__Entries provided__.
-- start --

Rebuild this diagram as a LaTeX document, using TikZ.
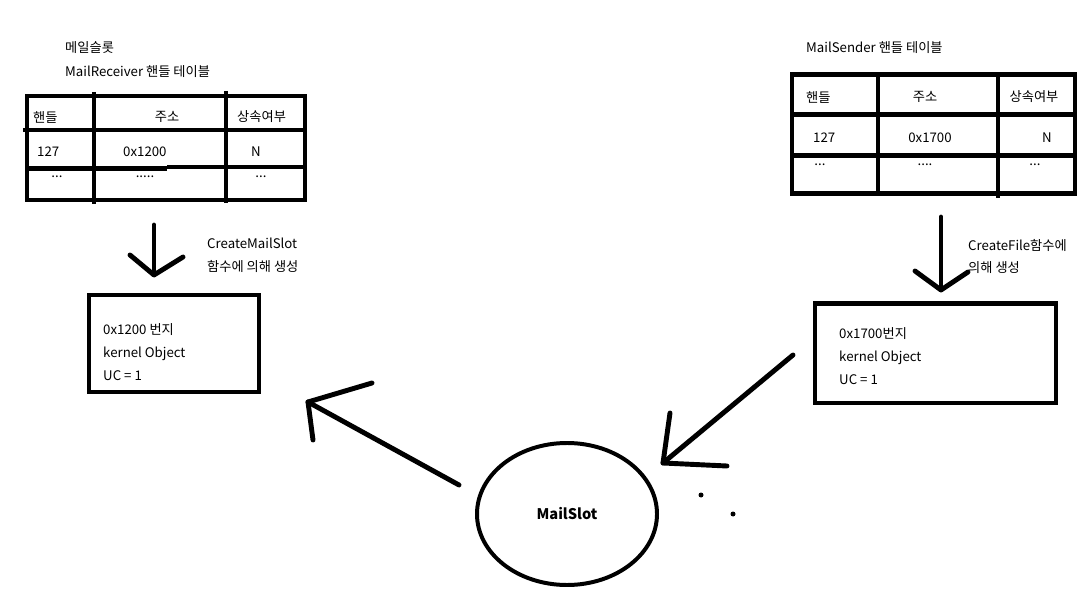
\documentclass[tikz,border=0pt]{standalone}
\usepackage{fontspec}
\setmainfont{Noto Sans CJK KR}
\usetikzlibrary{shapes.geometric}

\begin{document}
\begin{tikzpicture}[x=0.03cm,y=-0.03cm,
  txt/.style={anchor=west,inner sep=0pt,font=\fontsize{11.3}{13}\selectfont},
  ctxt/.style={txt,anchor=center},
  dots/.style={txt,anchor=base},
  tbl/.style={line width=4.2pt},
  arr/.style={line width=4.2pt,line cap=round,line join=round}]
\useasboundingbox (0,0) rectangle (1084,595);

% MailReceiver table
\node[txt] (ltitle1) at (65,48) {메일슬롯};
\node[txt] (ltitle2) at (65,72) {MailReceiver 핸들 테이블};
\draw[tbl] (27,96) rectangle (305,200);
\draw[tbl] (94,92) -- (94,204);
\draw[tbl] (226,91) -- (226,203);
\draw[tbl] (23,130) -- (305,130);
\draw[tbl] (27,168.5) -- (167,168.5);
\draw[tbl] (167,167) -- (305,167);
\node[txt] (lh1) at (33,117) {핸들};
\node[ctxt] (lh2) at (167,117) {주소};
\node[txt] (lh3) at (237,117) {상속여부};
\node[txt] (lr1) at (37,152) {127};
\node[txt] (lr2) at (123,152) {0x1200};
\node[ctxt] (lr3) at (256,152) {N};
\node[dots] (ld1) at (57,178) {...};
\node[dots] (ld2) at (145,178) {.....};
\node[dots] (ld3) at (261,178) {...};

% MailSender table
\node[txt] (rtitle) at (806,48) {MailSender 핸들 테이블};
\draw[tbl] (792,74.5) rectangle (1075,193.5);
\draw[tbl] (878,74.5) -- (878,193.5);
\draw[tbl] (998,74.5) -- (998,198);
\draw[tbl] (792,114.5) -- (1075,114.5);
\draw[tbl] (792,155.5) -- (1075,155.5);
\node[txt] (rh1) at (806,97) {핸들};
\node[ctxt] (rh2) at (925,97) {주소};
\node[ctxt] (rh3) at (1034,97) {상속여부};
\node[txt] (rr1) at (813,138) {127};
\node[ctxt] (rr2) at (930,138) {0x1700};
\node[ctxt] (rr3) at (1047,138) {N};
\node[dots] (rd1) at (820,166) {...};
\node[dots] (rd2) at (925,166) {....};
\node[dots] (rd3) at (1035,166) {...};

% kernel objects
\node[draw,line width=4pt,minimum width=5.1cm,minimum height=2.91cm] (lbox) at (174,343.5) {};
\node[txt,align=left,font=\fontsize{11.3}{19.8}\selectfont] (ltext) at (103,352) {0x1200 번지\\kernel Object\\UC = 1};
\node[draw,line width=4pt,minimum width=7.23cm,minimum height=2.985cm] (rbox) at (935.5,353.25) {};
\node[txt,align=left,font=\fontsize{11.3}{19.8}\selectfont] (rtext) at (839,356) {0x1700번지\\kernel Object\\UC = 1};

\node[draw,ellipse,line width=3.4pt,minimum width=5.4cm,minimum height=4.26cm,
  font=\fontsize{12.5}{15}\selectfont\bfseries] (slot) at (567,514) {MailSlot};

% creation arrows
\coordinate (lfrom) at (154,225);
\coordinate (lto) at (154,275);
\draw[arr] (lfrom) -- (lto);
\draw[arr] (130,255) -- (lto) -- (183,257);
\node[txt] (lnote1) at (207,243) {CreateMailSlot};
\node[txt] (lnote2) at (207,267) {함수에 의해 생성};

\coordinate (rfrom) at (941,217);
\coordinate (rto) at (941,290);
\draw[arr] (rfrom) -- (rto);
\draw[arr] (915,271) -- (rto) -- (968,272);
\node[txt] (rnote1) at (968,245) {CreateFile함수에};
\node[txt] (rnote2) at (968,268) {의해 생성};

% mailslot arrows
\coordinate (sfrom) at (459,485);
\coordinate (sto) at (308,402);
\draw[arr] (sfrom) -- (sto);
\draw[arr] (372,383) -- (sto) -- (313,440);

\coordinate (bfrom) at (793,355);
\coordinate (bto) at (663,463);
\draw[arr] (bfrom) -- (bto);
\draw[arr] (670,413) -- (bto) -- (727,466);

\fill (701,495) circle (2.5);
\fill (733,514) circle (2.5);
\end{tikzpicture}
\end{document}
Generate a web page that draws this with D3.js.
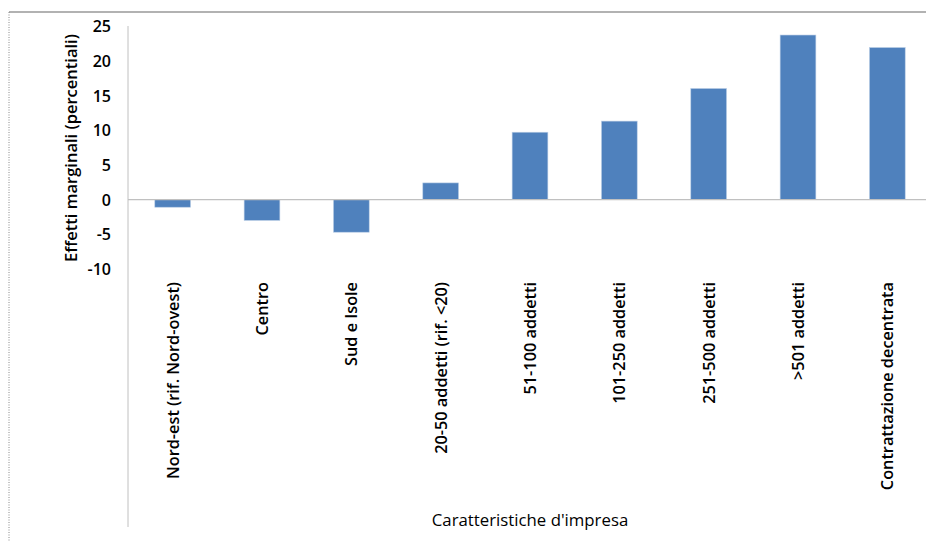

-- end --

Return only those lines of the records that contain the string "this".

__Task answer__.
Rebuild this diagram as a LaTeX document, using TikZ.
Generate a web page that draws this with D3.js.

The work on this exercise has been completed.